MATERIAL FOR THIS EXERCISE:
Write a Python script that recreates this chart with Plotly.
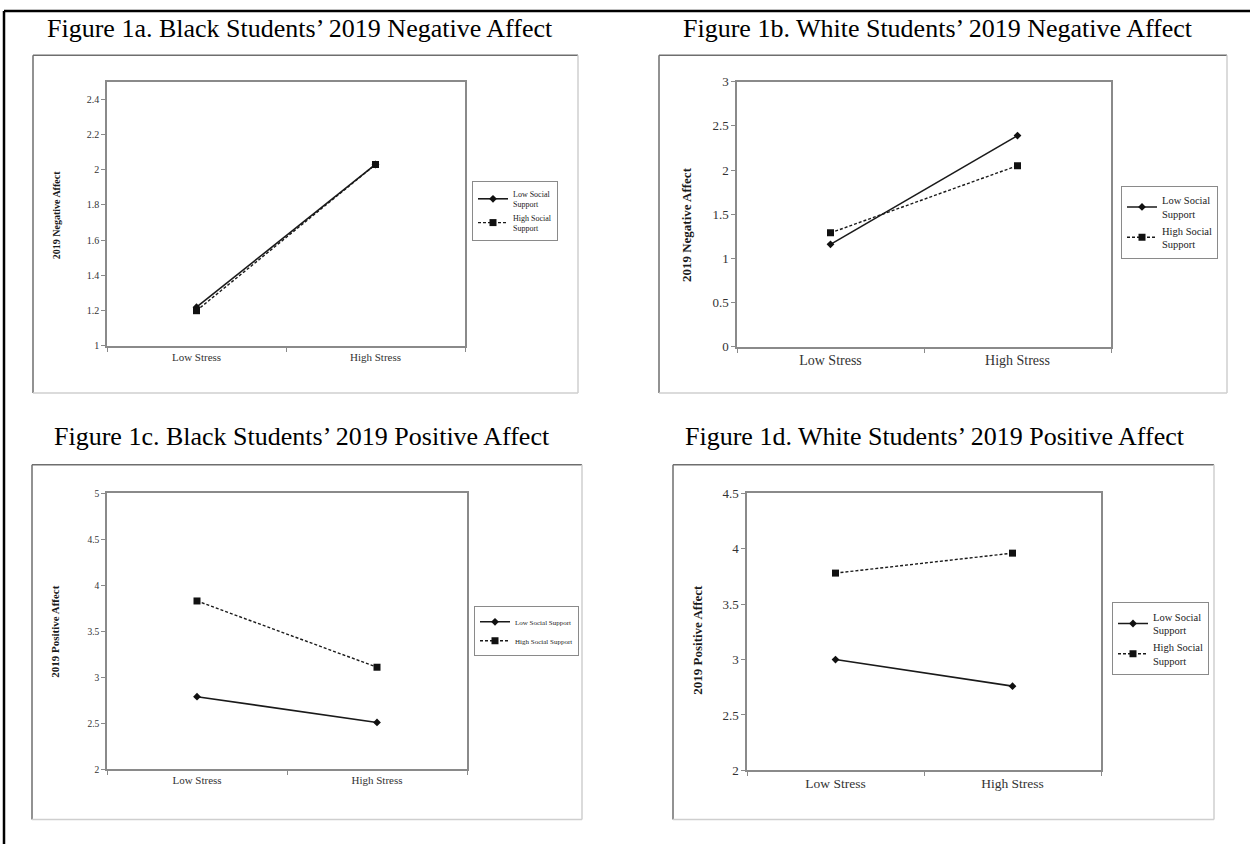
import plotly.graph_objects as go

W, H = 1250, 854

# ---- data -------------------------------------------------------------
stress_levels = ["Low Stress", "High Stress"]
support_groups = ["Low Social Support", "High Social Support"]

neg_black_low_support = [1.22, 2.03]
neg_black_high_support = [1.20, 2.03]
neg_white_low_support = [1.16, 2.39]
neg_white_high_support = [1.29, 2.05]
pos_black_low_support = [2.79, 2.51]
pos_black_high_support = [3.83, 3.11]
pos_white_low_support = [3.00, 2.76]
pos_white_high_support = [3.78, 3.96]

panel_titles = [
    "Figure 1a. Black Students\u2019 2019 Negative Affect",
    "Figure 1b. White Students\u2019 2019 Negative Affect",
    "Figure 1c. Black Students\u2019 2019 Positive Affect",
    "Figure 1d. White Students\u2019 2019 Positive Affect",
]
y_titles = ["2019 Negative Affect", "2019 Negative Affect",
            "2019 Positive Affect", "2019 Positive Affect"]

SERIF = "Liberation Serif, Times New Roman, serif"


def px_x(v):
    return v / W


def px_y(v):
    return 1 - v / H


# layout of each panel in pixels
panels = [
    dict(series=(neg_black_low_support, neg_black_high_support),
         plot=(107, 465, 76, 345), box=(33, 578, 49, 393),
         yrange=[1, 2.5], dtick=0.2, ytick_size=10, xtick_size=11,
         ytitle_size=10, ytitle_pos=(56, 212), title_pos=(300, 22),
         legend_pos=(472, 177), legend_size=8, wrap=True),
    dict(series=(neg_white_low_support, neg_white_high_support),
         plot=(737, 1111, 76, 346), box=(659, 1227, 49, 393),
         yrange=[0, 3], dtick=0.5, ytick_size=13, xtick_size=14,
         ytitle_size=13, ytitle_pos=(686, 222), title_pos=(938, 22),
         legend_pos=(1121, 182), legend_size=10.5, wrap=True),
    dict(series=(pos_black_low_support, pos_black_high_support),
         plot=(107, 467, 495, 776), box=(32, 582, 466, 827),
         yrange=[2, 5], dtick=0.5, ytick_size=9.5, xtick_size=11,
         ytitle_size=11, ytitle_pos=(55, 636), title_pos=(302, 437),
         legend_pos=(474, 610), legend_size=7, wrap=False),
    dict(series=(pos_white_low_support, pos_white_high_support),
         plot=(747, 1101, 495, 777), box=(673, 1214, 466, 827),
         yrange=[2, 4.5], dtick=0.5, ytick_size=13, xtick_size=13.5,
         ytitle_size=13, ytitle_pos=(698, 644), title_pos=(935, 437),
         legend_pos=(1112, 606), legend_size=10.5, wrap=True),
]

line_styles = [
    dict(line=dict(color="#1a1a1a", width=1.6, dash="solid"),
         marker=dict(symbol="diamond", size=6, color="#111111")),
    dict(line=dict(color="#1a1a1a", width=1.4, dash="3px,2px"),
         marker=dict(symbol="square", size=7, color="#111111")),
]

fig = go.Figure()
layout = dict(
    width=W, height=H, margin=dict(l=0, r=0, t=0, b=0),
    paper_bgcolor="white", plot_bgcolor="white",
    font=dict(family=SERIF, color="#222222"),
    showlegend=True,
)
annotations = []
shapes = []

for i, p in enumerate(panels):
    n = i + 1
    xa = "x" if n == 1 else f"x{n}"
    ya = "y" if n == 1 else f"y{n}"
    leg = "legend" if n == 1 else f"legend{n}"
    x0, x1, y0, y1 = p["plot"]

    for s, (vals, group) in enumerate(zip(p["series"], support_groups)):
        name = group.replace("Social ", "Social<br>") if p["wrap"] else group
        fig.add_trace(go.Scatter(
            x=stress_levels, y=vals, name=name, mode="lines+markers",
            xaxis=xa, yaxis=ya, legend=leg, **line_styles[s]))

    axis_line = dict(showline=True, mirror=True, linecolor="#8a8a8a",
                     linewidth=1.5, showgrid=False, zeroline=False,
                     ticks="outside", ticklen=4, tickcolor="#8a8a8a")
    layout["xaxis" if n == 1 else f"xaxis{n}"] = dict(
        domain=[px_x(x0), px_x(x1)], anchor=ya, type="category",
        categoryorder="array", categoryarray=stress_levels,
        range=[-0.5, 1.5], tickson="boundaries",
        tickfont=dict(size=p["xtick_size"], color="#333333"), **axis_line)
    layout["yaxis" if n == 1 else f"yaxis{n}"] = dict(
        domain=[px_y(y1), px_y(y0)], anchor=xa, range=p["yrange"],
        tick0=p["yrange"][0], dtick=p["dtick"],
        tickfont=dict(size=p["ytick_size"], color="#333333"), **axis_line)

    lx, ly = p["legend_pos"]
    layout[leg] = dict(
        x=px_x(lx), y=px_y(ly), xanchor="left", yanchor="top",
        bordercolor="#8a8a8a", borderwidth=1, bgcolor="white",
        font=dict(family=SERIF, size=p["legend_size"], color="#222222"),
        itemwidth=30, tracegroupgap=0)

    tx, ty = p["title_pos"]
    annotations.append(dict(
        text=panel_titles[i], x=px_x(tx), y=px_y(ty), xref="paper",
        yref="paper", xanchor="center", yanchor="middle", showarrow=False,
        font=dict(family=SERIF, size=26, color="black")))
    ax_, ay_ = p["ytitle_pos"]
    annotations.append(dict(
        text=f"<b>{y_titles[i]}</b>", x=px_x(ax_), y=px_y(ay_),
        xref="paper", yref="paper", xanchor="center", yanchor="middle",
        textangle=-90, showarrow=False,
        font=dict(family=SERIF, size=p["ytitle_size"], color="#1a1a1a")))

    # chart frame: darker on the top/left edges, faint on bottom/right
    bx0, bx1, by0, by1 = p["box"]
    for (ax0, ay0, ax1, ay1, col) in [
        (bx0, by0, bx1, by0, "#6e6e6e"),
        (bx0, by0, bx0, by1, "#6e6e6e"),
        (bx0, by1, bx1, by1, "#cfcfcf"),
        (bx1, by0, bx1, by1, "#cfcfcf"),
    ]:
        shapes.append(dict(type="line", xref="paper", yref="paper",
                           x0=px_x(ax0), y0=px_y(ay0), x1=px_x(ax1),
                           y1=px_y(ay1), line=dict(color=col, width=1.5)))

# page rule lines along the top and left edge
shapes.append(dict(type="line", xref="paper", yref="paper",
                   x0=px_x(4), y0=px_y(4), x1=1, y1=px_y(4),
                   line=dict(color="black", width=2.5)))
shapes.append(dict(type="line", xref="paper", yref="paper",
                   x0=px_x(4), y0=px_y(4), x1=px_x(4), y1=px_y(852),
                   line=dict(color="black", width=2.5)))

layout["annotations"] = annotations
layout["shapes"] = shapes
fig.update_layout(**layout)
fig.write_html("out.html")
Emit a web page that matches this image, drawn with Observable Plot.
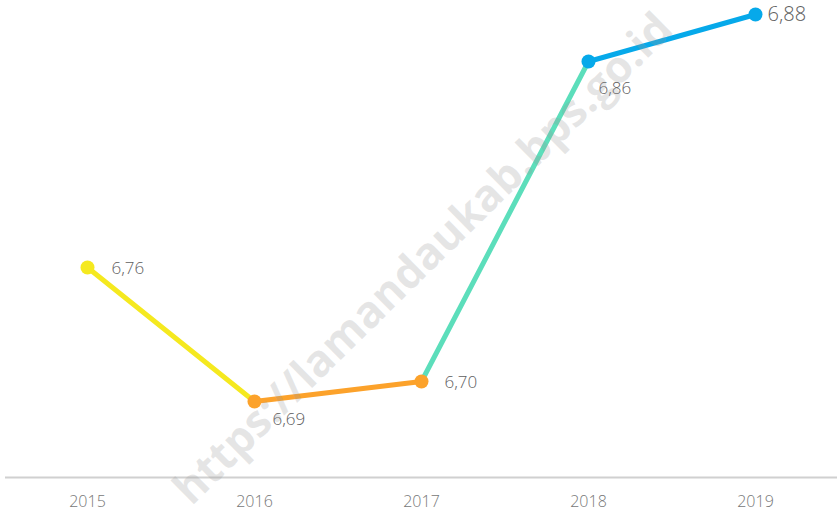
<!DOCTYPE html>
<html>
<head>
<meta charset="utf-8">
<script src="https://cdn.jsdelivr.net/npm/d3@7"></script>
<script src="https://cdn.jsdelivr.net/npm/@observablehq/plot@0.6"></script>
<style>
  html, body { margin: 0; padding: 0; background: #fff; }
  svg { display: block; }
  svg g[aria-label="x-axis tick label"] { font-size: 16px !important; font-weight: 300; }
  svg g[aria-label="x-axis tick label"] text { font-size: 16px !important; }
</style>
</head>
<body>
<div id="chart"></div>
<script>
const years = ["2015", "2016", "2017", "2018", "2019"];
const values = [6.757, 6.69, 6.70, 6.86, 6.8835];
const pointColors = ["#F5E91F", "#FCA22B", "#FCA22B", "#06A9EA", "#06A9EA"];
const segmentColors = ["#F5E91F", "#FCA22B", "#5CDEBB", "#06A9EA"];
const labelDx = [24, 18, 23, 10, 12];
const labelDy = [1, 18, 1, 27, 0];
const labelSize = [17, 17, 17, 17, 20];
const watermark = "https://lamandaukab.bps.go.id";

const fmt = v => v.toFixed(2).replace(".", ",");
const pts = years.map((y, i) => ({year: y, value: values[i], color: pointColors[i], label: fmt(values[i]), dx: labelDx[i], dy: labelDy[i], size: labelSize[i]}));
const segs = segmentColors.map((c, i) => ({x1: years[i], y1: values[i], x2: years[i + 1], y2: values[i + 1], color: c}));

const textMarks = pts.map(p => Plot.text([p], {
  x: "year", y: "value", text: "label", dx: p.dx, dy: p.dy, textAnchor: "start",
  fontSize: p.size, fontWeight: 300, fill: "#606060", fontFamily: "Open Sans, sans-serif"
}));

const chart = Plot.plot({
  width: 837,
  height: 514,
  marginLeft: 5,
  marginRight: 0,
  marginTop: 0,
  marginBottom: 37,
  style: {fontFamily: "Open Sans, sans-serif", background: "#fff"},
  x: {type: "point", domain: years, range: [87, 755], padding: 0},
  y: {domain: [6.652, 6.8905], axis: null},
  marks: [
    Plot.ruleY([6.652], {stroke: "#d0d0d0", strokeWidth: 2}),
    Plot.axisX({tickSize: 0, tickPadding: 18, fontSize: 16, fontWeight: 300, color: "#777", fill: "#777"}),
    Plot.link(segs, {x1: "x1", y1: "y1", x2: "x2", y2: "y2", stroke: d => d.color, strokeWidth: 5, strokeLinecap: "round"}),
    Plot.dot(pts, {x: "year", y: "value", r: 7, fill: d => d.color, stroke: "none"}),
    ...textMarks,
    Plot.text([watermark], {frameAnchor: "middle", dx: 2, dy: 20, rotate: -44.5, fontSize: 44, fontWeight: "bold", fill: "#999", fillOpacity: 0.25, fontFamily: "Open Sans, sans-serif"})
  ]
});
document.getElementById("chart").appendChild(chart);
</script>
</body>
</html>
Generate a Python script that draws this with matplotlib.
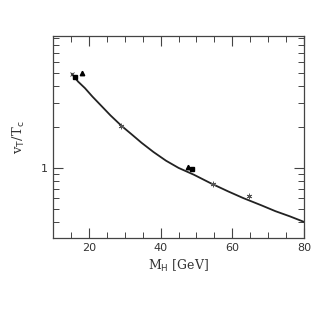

JOB: Go from the first line of the listing to the line holding "return 1 - v / H" and, please, transcribe those lines exactly, both included, with no pictures.

EXERCISE RESULT:
Write a Python script that recreates this chart with Plotly.
import plotly.graph_objects as go

W, H = 1250, 854

# ---- data -------------------------------------------------------------
stress_levels = ["Low Stress", "High Stress"]
support_groups = ["Low Social Support", "High Social Support"]

neg_black_low_support = [1.22, 2.03]
neg_black_high_support = [1.20, 2.03]
neg_white_low_support = [1.16, 2.39]
neg_white_high_support = [1.29, 2.05]
pos_black_low_support = [2.79, 2.51]
pos_black_high_support = [3.83, 3.11]
pos_white_low_support = [3.00, 2.76]
pos_white_high_support = [3.78, 3.96]

panel_titles = [
    "Figure 1a. Black Students\u2019 2019 Negative Affect",
    "Figure 1b. White Students\u2019 2019 Negative Affect",
    "Figure 1c. Black Students\u2019 2019 Positive Affect",
    "Figure 1d. White Students\u2019 2019 Positive Affect",
]
y_titles = ["2019 Negative Affect", "2019 Negative Affect",
            "2019 Positive Affect", "2019 Positive Affect"]

SERIF = "Liberation Serif, Times New Roman, serif"


def px_x(v):
    return v / W


def px_y(v):
    return 1 - v / H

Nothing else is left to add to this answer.